## INSTRUCTIONS FOR THE TASK:
Scan the lines below for "this"; report the number of lines that contain it, and only that.

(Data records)
# # # # #
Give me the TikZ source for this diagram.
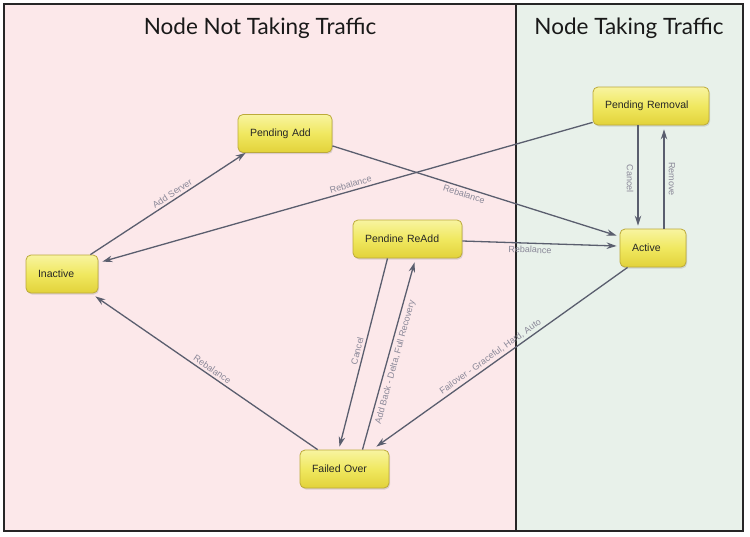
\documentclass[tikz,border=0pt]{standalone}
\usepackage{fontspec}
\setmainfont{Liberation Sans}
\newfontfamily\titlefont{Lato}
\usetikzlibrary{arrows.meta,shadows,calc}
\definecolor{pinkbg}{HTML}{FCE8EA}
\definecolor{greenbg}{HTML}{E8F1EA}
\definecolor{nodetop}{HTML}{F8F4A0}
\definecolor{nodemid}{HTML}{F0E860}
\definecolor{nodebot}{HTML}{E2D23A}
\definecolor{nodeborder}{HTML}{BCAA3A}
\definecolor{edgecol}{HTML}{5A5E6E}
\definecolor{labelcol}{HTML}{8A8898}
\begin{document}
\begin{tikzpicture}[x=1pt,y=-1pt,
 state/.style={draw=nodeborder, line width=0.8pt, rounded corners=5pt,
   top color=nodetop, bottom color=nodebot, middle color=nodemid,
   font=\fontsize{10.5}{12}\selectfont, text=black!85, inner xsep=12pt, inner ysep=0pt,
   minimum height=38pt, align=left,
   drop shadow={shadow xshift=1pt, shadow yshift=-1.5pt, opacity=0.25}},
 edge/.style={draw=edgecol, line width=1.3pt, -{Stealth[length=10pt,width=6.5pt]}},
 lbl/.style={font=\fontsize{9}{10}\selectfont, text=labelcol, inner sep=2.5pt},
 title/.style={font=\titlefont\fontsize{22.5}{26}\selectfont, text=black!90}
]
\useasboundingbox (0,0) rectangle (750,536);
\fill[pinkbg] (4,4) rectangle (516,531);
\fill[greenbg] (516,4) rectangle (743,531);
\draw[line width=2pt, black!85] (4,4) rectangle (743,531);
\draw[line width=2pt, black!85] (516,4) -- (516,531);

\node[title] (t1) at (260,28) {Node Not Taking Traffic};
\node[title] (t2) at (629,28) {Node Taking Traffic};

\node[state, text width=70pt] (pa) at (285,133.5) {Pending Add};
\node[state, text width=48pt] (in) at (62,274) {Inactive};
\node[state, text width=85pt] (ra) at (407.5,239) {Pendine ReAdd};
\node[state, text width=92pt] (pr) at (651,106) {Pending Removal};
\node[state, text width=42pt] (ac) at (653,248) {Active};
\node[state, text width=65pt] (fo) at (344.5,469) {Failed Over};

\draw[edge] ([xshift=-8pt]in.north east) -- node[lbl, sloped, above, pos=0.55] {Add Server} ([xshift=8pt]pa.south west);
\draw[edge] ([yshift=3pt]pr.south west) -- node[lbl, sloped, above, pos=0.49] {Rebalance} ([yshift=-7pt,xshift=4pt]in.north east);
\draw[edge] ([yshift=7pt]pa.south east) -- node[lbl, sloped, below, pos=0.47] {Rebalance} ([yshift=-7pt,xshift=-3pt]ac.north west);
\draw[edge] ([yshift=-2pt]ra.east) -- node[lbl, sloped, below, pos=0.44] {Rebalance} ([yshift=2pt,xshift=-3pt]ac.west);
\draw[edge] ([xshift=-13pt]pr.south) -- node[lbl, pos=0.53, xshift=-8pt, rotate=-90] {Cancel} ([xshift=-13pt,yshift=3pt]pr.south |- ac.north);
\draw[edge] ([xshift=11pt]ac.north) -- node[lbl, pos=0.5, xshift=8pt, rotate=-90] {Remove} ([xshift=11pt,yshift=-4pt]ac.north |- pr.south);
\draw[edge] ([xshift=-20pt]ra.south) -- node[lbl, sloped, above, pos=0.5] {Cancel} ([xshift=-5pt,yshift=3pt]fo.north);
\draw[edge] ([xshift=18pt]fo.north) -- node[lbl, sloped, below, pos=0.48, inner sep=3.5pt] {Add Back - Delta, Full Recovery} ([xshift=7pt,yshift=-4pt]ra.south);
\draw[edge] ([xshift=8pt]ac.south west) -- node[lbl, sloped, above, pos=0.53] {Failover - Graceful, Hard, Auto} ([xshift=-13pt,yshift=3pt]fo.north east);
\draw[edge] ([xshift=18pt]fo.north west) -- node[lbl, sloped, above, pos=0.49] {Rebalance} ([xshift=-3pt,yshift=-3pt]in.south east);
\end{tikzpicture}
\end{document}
# # # # #
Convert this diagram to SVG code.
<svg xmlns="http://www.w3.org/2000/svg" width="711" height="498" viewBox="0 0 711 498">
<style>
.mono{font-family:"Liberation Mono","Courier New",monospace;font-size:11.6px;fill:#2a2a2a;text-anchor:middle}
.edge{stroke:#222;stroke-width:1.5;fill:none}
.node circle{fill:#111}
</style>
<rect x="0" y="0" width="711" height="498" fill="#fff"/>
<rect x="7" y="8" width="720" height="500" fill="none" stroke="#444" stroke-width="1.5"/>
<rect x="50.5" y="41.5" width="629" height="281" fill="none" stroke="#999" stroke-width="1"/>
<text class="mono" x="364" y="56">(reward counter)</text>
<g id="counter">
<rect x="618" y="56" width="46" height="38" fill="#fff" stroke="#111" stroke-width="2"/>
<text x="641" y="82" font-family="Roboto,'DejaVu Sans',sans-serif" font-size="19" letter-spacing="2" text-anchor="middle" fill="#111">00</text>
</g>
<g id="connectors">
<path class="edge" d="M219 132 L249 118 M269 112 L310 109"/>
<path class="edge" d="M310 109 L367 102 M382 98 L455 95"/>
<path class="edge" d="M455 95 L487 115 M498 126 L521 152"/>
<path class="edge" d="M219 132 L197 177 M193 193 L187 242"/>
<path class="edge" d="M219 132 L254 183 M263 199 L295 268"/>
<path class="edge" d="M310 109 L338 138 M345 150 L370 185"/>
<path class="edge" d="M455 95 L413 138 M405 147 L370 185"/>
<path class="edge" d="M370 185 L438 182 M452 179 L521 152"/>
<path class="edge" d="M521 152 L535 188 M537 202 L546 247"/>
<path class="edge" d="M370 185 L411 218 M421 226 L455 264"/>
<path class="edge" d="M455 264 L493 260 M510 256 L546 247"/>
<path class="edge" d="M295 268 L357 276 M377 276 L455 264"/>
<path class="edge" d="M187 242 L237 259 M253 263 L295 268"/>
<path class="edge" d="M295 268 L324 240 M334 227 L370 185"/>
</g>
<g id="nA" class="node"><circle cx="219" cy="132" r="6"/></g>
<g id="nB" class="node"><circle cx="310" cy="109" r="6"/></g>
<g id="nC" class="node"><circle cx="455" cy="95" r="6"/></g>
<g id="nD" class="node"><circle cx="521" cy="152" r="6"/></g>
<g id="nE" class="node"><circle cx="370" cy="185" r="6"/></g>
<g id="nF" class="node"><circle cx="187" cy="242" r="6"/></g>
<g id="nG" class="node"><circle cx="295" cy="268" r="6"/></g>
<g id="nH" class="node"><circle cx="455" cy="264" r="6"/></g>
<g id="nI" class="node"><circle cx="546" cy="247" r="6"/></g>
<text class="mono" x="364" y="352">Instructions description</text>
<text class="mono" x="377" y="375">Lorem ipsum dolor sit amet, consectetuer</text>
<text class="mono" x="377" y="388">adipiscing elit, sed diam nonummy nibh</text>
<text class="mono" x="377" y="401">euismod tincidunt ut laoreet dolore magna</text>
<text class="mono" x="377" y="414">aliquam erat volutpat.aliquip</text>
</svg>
# # # # #
## IN RESPONSE:
2